But if you go too far emphasizing your leadership strengths, it might actually hurt the organization overall and leave those to whom you answer feeling very dissatisfied. Overplaying a strength can lead to diminished capacity on the opposite pole. For example, press too hard with new ideas and creative innovation, and you may falter in the orderly execution; and operations may fall into chaos.
Reining in your forcefulness gives opportunities to empower and nurture those who work under you. Controlling visionary creativity gives stable operations a chance to thrive. Finding a healthy balance requires tempering your natural strengths.
Leaders come in various types and varieties, but in the end you can generally categorize them on two scales. The first scale describes what the leader chooses to spend most of his or her time on: strategic planning vs. operational excellence. The other scale describes the leader’s style: forceful or supportive.
Where do you as a manager excel? Do you like to focus your efforts on positioning the practice for the future? Or would you rather spend time analyzing and improving the systems that make the practice perform optimally from day to day? Once you figure out where your strengths lie, you can concentrate your efforts in that direction.
But if you neglect the opposite end of the spectrum, the practice will suffer. If you’re a visionary who spends most of his or her time looking down the road, you risk missing opportunities to improve operations. The office will feel chaotic and unpredictable, collections will flag, and patient schedules will become unmanageable. Concentrate on doing things right from day to day, and you may find the organization overtaken by developments in the market around you; your “strategic planning” becomes more remedial and reactive than positive and proactive.

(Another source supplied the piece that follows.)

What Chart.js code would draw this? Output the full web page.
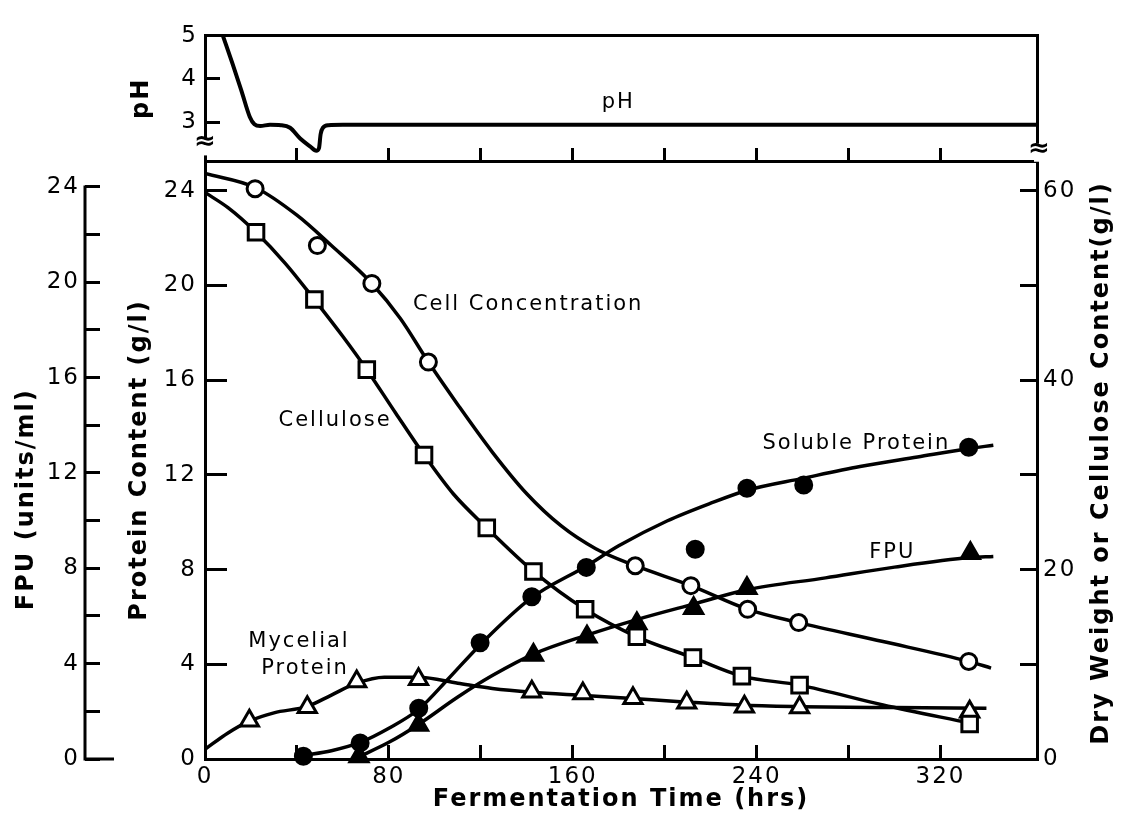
<!DOCTYPE html>
<html>
<head>
<meta charset="UTF-8">
<script src="https://cdn.jsdelivr.net/npm/chart.js"></script>
<style>
  body { margin: 0; background: #fff; }
  #wrap { position: relative; width: 1129px; height: 824px; }
  canvas { position: absolute; left: 0; top: 0; }
</style>
</head>
<body>
<div id="wrap">
  <canvas id="main" width="1129" height="824"></canvas>
  <canvas id="ph" width="1129" height="824"></canvas>
</div>
<script>
// pH trace (hrs, pH)
const phHours = [7.8, 12, 16, 19.5, 21.5, 24, 28.3, 33, 37, 41.4, 45.7, 48.4, 49.6, 50.3, 51.3, 53.7, 60, 120, 240, 362];
const phValues = [5.0, 4.35, 3.7, 3.12, 2.95, 2.91, 2.94, 2.93, 2.87, 2.62, 2.44, 2.34, 2.4, 2.72, 2.87, 2.93, 2.94, 2.94, 2.94, 2.94];

// Cell concentration, dry weight (g/l)
const cellHours = [21.8, 48.9, 72.6, 97.2, 187.2, 211.4, 236.1, 258.3, 332.3];
const cellValues = [60.2, 54.2, 50.2, 41.9, 20.4, 18.3, 15.8, 14.4, 10.3];
const cellFitHours = [0, 22, 40, 55, 72.6, 85, 97.2, 110, 125, 140, 155, 170, 187.2, 211.4, 236.1, 258.3, 295, 332.3, 342];
const cellFitValues = [61.8, 60.3, 57.4, 54.2, 50.2, 46.5, 41.9, 37.4, 32.4, 28.0, 24.6, 22.2, 20.4, 18.3, 15.8, 14.4, 12.4, 10.3, 9.6];

// Cellulose content (g/l)
const celluloseHours = [22.2, 47.6, 70.4, 95.3, 122.6, 142.9, 165.4, 187.9, 212.3, 233.6, 258.7, 332.7];
const celluloseValues = [55.6, 48.5, 41.1, 32.1, 24.4, 19.8, 15.8, 12.9, 10.7, 8.75, 7.8, 3.7];
const celluloseFitHours = [0, 10, 22.2, 35, 47.6, 60, 70.4, 83, 95.3, 108, 122.6, 142.9, 165.4, 187.9, 212.3, 233.6, 258.7, 295, 332.7];
const celluloseFitValues = [59.8, 58.2, 55.6, 52.3, 48.5, 44.6, 41.1, 36.5, 32.1, 28.0, 24.4, 19.8, 15.8, 12.9, 10.7, 8.75, 7.8, 5.7, 3.8];

// Soluble protein (g/l)
const solubleHours = [42.8, 67.5, 93.0, 119.7, 142.2, 165.9, 213.3, 235.8, 260.5, 332.3];
const solubleValues = [0.12, 0.68, 2.14, 4.91, 6.85, 8.09, 8.86, 11.43, 11.57, 13.16];
const solubleFitHours = [42.8, 55, 67.5, 80, 93, 106, 120, 142, 166, 180, 201, 220, 236, 260, 285, 310, 332, 343];
const solubleFitValues = [0.15, 0.35, 0.7, 1.3, 2.1, 3.4, 4.85, 6.8, 8.15, 9.0, 10.05, 10.8, 11.35, 11.85, 12.35, 12.75, 13.1, 13.25];

// Mycelial protein (g/l)
const mycelialHours = [19.3, 44.5, 66.0, 92.9, 142.2, 164.4, 186.2, 209.6, 234.7, 258.7, 332.7];
const mycelialValues = [1.62, 2.18, 3.27, 3.37, 2.84, 2.77, 2.56, 2.38, 2.21, 2.17, 2.0];
const mycelialFitHours = [0, 10, 19.3, 30, 44.5, 55, 66, 78, 93, 110, 125, 142.2, 165, 186, 210, 235, 260, 300, 340];
const mycelialFitValues = [0.41, 1.1, 1.6, 1.95, 2.22, 2.7, 3.2, 3.45, 3.45, 3.2, 2.98, 2.82, 2.68, 2.55, 2.4, 2.27, 2.21, 2.17, 2.14];

// Filter paper activity (units/ml)
const fpuHours = [67, 92.9, 142.9, 166.2, 187.9, 212.6, 235.8, 333];
const fpuValues = [0.1, 1.43, 4.36, 5.13, 5.69, 6.32, 7.16, 8.63];
const fpuFitHours = [66, 80, 92.9, 110, 125, 142.9, 166.2, 187.9, 212.6, 235.8, 270, 300, 333, 343];
const fpuFitValues = [0.05, 0.7, 1.45, 2.6, 3.5, 4.4, 5.2, 5.85, 6.5, 7.1, 7.6, 8.05, 8.45, 8.5];

// curve labels: text, hrs, protein-axis value
const curveLabels = [
  ['Cell Concentration', 140.6, 19.2],
  ['Cellulose', 56.6, 14.3],
  ['Mycelial', 40.9, 4.98],
  ['Protein', 43.5, 3.84],
  ['Soluble Protein', 283.4, 13.34],
  ['FPU', 299, 8.7],
];

const ink = '#000';
const family = 'DejaVu Sans';
const tickFont = { family, size: 23 };
const titleFont = { family, size: 24, weight: 'bold' };

function pts(xs, ys) {
  return xs.map((x, i) => ({ x, y: ys[i] }));
}

function fitLine(xs, ys, axis) {
  return {
    data: pts(xs, ys), yAxisID: axis, borderColor: ink, borderWidth: 3.5,
    pointRadius: 0, cubicInterpolationMode: 'monotone', fill: false, order: 2,
  };
}

function markers(xs, ys, axis, style, filled, r) {
  return {
    data: pts(xs, ys), yAxisID: axis, showLine: false, clip: false,
    pointStyle: style, pointRadius: r, pointHoverRadius: r,
    pointBackgroundColor: filled ? ink : '#fff', pointBorderColor: ink,
    pointBorderWidth: 3, order: 1,
  };
}

// wide lettering on every canvas text
const spacing = {
  id: 'spacing',
  beforeUpdate(chart) { chart.ctx.letterSpacing = '2px'; },
  beforeDraw(chart) { chart.ctx.letterSpacing = '2px'; },
};

function inwardGrid(len) {
  return { drawOnChartArea: false, tickLength: -len, tickWidth: 3, tickColor: ink };
}
const axisBorder = { color: ink, width: 3 };

const mainOverlay = {
  id: 'mainOverlay',
  afterDraw(chart) {
    const { ctx, scales, chartArea } = chart;
    const fpu = scales.yFpu, x = scales.x, y = scales.y, dry = scales.yDry;
    ctx.save();
    ctx.letterSpacing = '2px';
    // FPU axis spine, 0..24 only, with a longer foot at zero
    ctx.strokeStyle = ink;
    ctx.lineWidth = 3;
    ctx.beginPath();
    ctx.moveTo(fpu.right, fpu.getPixelForValue(24) - 1.5);
    ctx.lineTo(fpu.right, fpu.getPixelForValue(0));
    ctx.lineTo(fpu.right + 29, fpu.getPixelForValue(0));
    ctx.stroke();

    ctx.fillStyle = ink;
    ctx.textBaseline = 'middle';
    ctx.textAlign = 'center';
    ctx.font = 'bold 24px "DejaVu Sans"';

    ctx.save();
    ctx.translate(fpu.left + 27, fpu.getPixelForValue(10.9));
    ctx.rotate(-Math.PI / 2);
    ctx.fillText('FPU (units/ml)', 0, 0);
    ctx.restore();

    ctx.save();
    ctx.translate(dry.left + 65, (chartArea.top + chartArea.bottom) / 2 + 3);
    ctx.rotate(-Math.PI / 2);
    ctx.fillText('Dry Weight or Cellulose Content(g/l)', 0, 0);
    ctx.restore();

    ctx.font = '21px "DejaVu Sans"';
    curveLabels.forEach(([text, h, v]) => {
      ctx.fillText(text, x.getPixelForValue(h), y.getPixelForValue(v));
    });
    ctx.restore();
  },
};

new Chart(document.getElementById('main'), {
  type: 'line',
  data: {
    datasets: [
      markers(cellHours, cellValues, 'yDry', 'circle', false, 8),
      markers(celluloseHours, celluloseValues, 'yDry', 'rect', false, 11),
      markers(mycelialHours, mycelialValues, 'y', 'triangle', false, 10.5),
      markers(solubleHours, solubleValues, 'y', 'circle', true, 8),
      markers(fpuHours, fpuValues, 'yFpu', 'triangle', true, 10.5),
      fitLine(cellFitHours, cellFitValues, 'yDry'),
      fitLine(celluloseFitHours, celluloseFitValues, 'yDry'),
      fitLine(mycelialFitHours, mycelialFitValues, 'y'),
      fitLine(solubleFitHours, solubleFitValues, 'y'),
      fitLine(fpuFitHours, fpuFitValues, 'yFpu'),
    ],
  },
  options: {
    responsive: false,
    animation: false,
    devicePixelRatio: 1,
    layout: { padding: { top: 161, left: 0, right: 0, bottom: 0 } },
    plugins: { legend: { display: false }, tooltip: { enabled: false } },
    scales: {
      x: {
        type: 'linear', min: 0, max: 362,
        border: axisBorder,
        grid: {
          drawOnChartArea: false, tickLength: -14, tickWidth: 3,
          tickColor: c => (c.tick && c.tick.value > 340 ? 'rgba(0,0,0,0)' : ink),
        },
        ticks: {
          stepSize: 40, autoSkip: false, maxRotation: 0, includeBounds: false,
          padding: 18, color: ink, font: tickFont,
          callback: v => (v % 80 === 0 ? String(v) : ''),
        },
        title: { display: true, text: 'Fermentation Time (hrs)', color: ink, font: titleFont, padding: { top: 0, bottom: 10 } },
        afterFit: s => { s.height = 65; },
      },
      y: {
        position: 'left', min: 0, max: 25.25, weight: 1,
        border: axisBorder,
        grid: inwardGrid(22),
        ticks: { stepSize: 4, includeBounds: false, padding: 30, color: ink, font: tickFont },
        title: { display: true, text: 'Protein Content (g/l)', color: ink, font: titleFont, padding: { top: 40, bottom: 0 } },
        afterFit: s => { s.width = 120; },
      },
      yFpu: {
        position: 'left', min: 0, max: 25.09, weight: 2,
        border: { display: false },
        grid: inwardGrid(15),
        ticks: {
          stepSize: 2, includeBounds: false, padding: 20, color: ink, font: tickFont,
          callback: v => (v % 4 === 0 ? String(v) : ''),
        },
        afterFit: s => { s.width = 85; },
      },
      yDry: {
        position: 'right', min: 0, max: 63.125,
        border: axisBorder,
        grid: inwardGrid(17),
        ticks: {
          stepSize: 10, includeBounds: false, padding: 23, color: ink, font: tickFont,
          callback: v => (v % 20 === 0 ? String(v) : ''),
        },
        afterFit: s => { s.width = 92; },
      },
    },
  },
  plugins: [spacing, mainOverlay],
});

const phOverlay = {
  id: 'phOverlay',
  afterDraw(chart) {
    const { ctx, scales } = chart;
    const x = scales.x, y = scales.y, yr = scales.yRight;
    ctx.save();
    ctx.letterSpacing = '2px';
    ctx.fillStyle = ink;
    ctx.textAlign = 'center';
    ctx.textBaseline = 'middle';
    ctx.font = '21px "DejaVu Sans"';
    ctx.fillText('pH', x.getPixelForValue(179.8), y.getPixelForValue(3.45));

    // axis breaks
    ctx.letterSpacing = '0px';
    ctx.fillStyle = '#fff';
    ctx.fillRect(y.right - 3, y.getPixelForValue(2.6), 6, 16);
    ctx.fillRect(yr.left - 3, y.getPixelForValue(2.5), 6, 18);
    ctx.fillStyle = ink;
    ctx.font = 'bold 26px "DejaVu Sans"';
    ctx.fillText('\u2248', y.right, y.getPixelForValue(2.53));
    ctx.fillText('\u2248', yr.left + 2, y.getPixelForValue(2.38));
    ctx.restore();
  },
};

new Chart(document.getElementById('ph'), {
  type: 'line',
  data: {
    datasets: [{
      data: pts(phHours, phValues), borderColor: ink, borderWidth: 4,
      pointRadius: 0, cubicInterpolationMode: 'monotone', fill: false,
    }],
  },
  options: {
    responsive: false,
    animation: false,
    devicePixelRatio: 1,
    layout: { padding: { top: 26, left: 0, right: 92, bottom: 663 } },
    plugins: { legend: { display: false }, tooltip: { enabled: false } },
    scales: {
      x: {
        type: 'linear', position: 'bottom', min: 0, max: 362,
        border: axisBorder,
        grid: {
          drawOnChartArea: false, tickLength: -13, tickWidth: 3,
          tickColor: c => (c.tick && (c.tick.value === 0 || c.tick.value > 340) ? 'rgba(0,0,0,0)' : ink),
        },
        ticks: { display: false, stepSize: 40, autoSkip: false, includeBounds: false },
        afterFit: s => { s.height = 0; },
      },
      xTop: {
        type: 'linear', position: 'top', min: 0, max: 362,
        border: axisBorder,
        grid: { drawOnChartArea: false, drawTicks: false },
        ticks: { display: false },
        afterFit: s => { s.height = 0; },
      },
      y: {
        position: 'left', min: 2.1, max: 5,
        border: axisBorder,
        grid: inwardGrid(15),
        ticks: { stepSize: 1, includeBounds: false, padding: 22, color: ink, font: tickFont },
        title: { display: true, text: 'pH', color: ink, font: titleFont, padding: { top: 127, bottom: 0 } },
        afterFit: s => { s.width = 205; },
      },
      yRight: {
        position: 'right', min: 2.1, max: 5,
        border: axisBorder,
        grid: { drawOnChartArea: false, drawTicks: false },
        ticks: { display: false },
        afterFit: s => { s.width = 0; },
      },
    },
  },
  plugins: [spacing, phOverlay],
});
</script>
</body>
</html>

What about your leadership style? Some managers tend toward forcefulness—that is, exercising influence and control based on their own intellect and energy. Others lean toward empowerment, or creating conditions for other people to contribute and excel. Either extreme brings inherent dangers.
A forceful leader may actually improve work output, but often at the expense of vitality and self-motivation. And unless you’ve been blessed with nearly divine omniscience, your practice’s knowledge and skills will then be greatly limited. Workers who thrive on teamwork and group thinking will soon leave.
At the other extreme, an empowering leader risks paralyzing the entire operation. Decisions become nearly impossible; staff problems go uncontested; everything bogs down.
Figure out your strengths, and concentrate your efforts to capitalize on them, but overdoing them will turn them into weaknesses. There’s a fine line between “she’s a strong and competent decision- maker,” and “there goes that tyrannical shrew!”